Я поднимаю глаза. Вместо того, чтобы встретиться со мной взглядом, он смотрит на свои часы. Андрей удовлетворенно кивает, приобнимая меня за плечо, почти как пару дней назад, но теперь едва касаясь моего тела.
Что я наделала?
– Ладно, забыли, – я хочу дать заднюю, понимая, что ничего хорошего меня не ждет. – Я пойду в купе, скоро отправляемся.
– Все в порядке, – успокаивает меня он. – Я сам этого хотел. Просто потерпим до конца сезона и забудем всё как страшный сон.
– Мне нужно в купе, – тупо повторяю я. – В туалет.
– Так мы туда и идем, – Андрей заводит меня в кабинку на станции и как только захлопывается дверь, засовывает мою голову под кран. На меня хлещет, заливаясь в уши и нос, ледяная вода. Я кашляю и давлюсь, пока он накручивает мои волосы на кулак. Меньше попадет на волосы, меньше будет вопросов. Наконец, Андрей решает, что с меня достаточно и поворачивает выключатель.
– Даже не думай, – мои уши заложены из-за воды, от чего его голос приглушён. – Видимо, ты не поняла, когда я сказал, что в тебя уже вбухали кучу денег. Ты будешь кататься, пока катаюсь я, а я собираюсь делать это ещё как минимум один цикл. И куда ты уйдёшь, если ничего другого не умеешь? Да никому и не нужна Алёна Колесникова, только «Алёна плюс Андрей».
Мой партнёр выходит, оставляя меня одну. Я пытаюсь быстро просушить волосы с помощью сушилки для рук. Горло саднит, а глаза красные и воспаленные.
Ненавижу
Я замечаю в мусорной корзине, переполненной использованными прокладками и туалетной бумагой, бутылку воды, которую так часто пьет Андрей. Вот он осматривает её герметичность, отворачивает крышку…

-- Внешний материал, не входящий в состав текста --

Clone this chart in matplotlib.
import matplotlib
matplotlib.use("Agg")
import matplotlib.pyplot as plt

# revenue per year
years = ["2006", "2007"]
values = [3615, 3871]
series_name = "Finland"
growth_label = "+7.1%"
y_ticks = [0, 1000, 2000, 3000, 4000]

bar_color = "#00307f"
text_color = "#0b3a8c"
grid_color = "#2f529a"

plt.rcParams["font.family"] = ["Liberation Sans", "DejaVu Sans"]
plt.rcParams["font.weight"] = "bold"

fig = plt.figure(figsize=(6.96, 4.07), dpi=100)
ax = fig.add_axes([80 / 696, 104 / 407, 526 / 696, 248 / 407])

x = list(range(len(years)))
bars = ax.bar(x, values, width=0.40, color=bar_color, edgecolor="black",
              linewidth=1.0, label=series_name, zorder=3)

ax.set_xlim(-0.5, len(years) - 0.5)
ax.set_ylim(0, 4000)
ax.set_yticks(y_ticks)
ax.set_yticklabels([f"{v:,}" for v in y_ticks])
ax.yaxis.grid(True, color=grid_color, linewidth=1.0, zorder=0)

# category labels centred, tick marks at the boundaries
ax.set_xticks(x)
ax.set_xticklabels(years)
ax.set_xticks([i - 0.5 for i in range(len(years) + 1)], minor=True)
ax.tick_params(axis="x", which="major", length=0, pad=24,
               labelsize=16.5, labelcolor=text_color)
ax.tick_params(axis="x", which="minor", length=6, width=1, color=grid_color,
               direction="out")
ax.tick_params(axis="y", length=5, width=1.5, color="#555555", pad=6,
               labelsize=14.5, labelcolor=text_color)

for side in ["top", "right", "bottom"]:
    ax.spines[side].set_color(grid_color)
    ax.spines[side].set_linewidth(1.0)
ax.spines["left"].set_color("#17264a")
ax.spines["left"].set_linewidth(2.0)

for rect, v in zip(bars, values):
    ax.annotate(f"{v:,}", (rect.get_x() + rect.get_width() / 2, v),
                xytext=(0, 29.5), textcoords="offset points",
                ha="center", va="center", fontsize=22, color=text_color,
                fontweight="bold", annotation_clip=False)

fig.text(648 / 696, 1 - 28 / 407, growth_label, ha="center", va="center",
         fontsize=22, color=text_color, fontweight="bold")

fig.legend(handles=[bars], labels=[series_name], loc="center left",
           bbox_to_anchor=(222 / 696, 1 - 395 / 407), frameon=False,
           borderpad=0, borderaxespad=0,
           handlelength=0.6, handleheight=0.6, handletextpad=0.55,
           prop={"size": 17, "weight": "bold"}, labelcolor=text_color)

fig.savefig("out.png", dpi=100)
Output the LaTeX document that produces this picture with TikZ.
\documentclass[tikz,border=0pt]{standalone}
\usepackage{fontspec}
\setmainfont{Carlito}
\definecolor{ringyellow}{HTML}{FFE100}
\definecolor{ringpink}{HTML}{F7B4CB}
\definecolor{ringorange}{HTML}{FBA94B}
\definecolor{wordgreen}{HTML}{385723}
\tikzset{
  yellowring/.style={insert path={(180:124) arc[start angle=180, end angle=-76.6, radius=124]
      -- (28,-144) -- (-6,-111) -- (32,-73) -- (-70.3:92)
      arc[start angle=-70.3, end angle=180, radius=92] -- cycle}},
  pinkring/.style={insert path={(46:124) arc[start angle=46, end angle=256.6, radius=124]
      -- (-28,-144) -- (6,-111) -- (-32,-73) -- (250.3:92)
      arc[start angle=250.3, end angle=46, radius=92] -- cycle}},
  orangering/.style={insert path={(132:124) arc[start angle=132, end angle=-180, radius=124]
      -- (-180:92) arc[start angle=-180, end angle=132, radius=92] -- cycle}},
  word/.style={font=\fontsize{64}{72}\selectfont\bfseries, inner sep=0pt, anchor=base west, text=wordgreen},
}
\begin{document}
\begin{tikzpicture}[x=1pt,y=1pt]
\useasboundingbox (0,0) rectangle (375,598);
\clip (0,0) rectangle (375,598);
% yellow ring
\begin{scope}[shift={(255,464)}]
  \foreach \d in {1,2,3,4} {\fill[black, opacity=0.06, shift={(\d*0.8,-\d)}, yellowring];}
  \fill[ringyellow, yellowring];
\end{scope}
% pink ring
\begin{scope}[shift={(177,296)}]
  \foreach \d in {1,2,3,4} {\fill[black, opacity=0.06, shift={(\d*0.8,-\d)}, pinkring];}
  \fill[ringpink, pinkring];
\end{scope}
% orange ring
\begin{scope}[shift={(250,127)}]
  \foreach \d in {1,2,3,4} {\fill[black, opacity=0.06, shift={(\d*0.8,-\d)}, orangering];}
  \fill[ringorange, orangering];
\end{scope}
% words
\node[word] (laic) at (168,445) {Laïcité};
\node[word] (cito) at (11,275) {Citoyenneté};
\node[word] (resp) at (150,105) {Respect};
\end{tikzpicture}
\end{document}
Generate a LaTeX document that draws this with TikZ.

Андрея не пугают комментарии в интернете, он держится за свой образ, но по большому счету даже его разрушение не сильно ударит по нему. Он боится остаться без соревнований, быть очерненным как спортсмен. И это не наши «грибы», о которых всем известно, здесь что-то более серьезное…. Андрей боится допинга, поэтому так трясётся даже из-за бутылочки воды, опасаясь, что ему туда что-то подмешают. Так пусть его карьеру разрушит его же допинг-проба. Я вытираю нос куском туалетной бумаги и направляюсь в свое купе. До Москвы поезд следует без остановок.
Вы удивитесь, как много всего запрещено употреблять спортсменам. Норвежка Бакке не проверила состав спрея для носа и лишилась медали чемпионата мира. Немка Краузе выпила пищевую добавку и четыре года сидела без соревнований, пасла маминых коз в баварской деревне. Список веществ ни для кого не секрет, он выложен на сайте антидопинговой организации, выбирай любое. Многие из них доступны без рецепта в аптеке. Всё, что мы потребляем, тщательно проверяется врачом сборной, однако всегда можно найти лазейку.
В нашем купе, наконец, стало тихо, Андрей погасил свет и отвернулся к стенке. Я верчусь на жестком матрасе, пытаясь подмять под себя сырую подушку. Парни уже уснули, но подо мной внизу скрипит полка: Лере, как и мне не спится. На Европе их поставили на восьмое место. Скорее всего, Федерация будет устраивать закрытые прокаты, чтобы определить поедут ли они на Олимпиаду. Если им не дадут квоту, и допинг-скандал всё же случится, Лера возненавидит нашу пару: допингисты лишили их стопроцентного шанса поехать в Пекин.